→ Exercise details:
Starting at the first line of the listing below, retype each line up to and including the one that contains "W).attr('height', H).attr('fill', BG);". Leave pictures out.
— START —
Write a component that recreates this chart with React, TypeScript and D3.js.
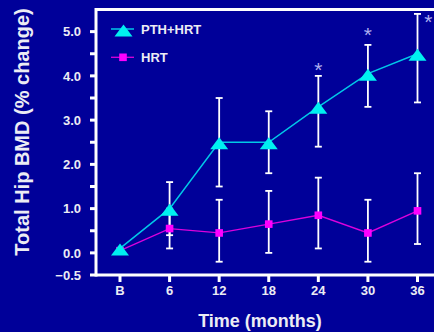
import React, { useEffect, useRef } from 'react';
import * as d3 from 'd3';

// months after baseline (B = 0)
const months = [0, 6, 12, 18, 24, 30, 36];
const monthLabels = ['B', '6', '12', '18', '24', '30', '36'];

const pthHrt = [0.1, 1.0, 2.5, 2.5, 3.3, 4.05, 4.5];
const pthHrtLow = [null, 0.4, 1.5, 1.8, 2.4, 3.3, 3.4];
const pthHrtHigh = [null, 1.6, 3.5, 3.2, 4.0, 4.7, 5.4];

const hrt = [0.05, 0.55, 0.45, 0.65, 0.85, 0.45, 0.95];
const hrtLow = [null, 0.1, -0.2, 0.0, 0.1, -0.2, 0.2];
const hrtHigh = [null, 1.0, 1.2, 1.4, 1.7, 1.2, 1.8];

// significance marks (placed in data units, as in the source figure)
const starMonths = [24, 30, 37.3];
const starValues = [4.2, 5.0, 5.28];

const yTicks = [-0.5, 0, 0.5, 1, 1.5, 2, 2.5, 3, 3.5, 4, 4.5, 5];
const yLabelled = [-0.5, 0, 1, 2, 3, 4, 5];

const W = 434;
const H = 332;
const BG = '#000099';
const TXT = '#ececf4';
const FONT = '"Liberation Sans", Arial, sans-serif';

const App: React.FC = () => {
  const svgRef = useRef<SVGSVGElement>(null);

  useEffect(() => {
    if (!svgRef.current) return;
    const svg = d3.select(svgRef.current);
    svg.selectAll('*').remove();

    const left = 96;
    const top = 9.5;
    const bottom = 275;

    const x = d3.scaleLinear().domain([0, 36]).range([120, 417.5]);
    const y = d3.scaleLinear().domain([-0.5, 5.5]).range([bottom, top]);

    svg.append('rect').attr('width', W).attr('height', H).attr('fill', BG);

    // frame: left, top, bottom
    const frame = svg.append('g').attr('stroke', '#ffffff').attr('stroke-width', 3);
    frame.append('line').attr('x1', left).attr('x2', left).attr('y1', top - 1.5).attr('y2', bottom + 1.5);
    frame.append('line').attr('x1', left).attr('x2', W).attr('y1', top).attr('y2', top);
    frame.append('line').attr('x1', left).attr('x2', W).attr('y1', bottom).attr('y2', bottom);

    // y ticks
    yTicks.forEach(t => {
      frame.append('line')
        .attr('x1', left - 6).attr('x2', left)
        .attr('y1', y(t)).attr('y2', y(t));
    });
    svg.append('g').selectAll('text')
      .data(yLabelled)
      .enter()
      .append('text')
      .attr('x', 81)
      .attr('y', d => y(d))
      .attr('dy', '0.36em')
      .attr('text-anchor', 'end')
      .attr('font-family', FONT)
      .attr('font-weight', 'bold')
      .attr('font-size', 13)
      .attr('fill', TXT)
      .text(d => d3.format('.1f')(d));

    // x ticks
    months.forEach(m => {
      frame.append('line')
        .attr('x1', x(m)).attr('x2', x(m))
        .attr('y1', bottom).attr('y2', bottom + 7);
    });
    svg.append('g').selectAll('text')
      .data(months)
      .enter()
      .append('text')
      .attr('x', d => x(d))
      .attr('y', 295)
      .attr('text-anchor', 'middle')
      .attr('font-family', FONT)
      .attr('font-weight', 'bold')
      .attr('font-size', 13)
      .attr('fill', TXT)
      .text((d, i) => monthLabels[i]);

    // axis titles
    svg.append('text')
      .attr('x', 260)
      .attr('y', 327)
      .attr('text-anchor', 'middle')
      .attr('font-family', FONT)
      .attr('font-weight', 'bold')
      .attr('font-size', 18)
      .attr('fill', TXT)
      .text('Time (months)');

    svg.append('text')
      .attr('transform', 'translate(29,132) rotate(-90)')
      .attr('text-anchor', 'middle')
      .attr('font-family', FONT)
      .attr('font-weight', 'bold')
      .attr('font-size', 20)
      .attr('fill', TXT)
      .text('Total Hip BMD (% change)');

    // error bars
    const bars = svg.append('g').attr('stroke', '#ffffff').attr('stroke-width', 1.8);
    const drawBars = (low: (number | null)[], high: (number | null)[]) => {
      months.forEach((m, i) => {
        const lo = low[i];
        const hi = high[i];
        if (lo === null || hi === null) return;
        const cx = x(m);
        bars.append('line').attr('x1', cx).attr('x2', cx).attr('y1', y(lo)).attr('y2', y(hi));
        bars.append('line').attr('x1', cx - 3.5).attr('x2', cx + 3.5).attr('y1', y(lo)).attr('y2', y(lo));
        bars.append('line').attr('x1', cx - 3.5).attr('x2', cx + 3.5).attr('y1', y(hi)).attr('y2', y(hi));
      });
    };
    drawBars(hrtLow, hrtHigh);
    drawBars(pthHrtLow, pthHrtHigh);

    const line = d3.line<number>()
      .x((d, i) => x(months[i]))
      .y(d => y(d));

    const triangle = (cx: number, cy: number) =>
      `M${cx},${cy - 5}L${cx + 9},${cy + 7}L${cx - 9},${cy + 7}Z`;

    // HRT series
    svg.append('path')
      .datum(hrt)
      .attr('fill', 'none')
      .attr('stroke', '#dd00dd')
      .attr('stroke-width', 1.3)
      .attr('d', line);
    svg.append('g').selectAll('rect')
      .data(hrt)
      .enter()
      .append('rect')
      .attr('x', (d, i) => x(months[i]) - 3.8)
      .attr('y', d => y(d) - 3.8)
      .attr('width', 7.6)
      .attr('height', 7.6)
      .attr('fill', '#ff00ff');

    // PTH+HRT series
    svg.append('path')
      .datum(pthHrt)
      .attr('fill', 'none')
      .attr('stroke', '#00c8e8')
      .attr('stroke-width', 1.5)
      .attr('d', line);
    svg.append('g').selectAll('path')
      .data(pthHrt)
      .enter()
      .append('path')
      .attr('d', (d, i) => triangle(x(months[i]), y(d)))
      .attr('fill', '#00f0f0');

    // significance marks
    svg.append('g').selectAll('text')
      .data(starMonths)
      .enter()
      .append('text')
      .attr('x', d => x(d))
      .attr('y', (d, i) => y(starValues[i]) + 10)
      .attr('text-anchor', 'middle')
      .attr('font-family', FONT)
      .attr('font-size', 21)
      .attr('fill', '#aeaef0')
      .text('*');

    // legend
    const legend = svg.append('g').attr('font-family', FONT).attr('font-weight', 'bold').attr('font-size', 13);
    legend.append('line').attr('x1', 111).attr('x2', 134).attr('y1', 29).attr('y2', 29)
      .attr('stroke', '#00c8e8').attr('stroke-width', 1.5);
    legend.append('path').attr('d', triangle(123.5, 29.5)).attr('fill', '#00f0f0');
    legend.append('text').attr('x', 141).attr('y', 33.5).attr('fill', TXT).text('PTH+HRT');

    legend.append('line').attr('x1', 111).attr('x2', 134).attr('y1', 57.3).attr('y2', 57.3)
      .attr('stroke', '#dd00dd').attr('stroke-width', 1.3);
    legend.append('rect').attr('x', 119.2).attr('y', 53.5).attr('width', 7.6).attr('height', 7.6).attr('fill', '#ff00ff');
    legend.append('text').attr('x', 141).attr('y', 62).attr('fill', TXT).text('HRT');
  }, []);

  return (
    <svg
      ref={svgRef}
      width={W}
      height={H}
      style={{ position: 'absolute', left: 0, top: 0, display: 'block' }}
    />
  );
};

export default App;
— END —
→ Task response:
Write a component that recreates this chart with React, TypeScript and D3.js.
import React, { useEffect, useRef } from 'react';
import * as d3 from 'd3';

// months after baseline (B = 0)
const months = [0, 6, 12, 18, 24, 30, 36];
const monthLabels = ['B', '6', '12', '18', '24', '30', '36'];

const pthHrt = [0.1, 1.0, 2.5, 2.5, 3.3, 4.05, 4.5];
const pthHrtLow = [null, 0.4, 1.5, 1.8, 2.4, 3.3, 3.4];
const pthHrtHigh = [null, 1.6, 3.5, 3.2, 4.0, 4.7, 5.4];

const hrt = [0.05, 0.55, 0.45, 0.65, 0.85, 0.45, 0.95];
const hrtLow = [null, 0.1, -0.2, 0.0, 0.1, -0.2, 0.2];
const hrtHigh = [null, 1.0, 1.2, 1.4, 1.7, 1.2, 1.8];

// significance marks (placed in data units, as in the source figure)
const starMonths = [24, 30, 37.3];
const starValues = [4.2, 5.0, 5.28];

const yTicks = [-0.5, 0, 0.5, 1, 1.5, 2, 2.5, 3, 3.5, 4, 4.5, 5];
const yLabelled = [-0.5, 0, 1, 2, 3, 4, 5];

const W = 434;
const H = 332;
const BG = '#000099';
const TXT = '#ececf4';
const FONT = '"Liberation Sans", Arial, sans-serif';

const App: React.FC = () => {
  const svgRef = useRef<SVGSVGElement>(null);

  useEffect(() => {
    if (!svgRef.current) return;
    const svg = d3.select(svgRef.current);
    svg.selectAll('*').remove();

    const left = 96;
    const top = 9.5;
    const bottom = 275;

    const x = d3.scaleLinear().domain([0, 36]).range([120, 417.5]);
    const y = d3.scaleLinear().domain([-0.5, 5.5]).range([bottom, top]);

    svg.append('rect').attr('width', W).attr('height', H).attr('fill', BG);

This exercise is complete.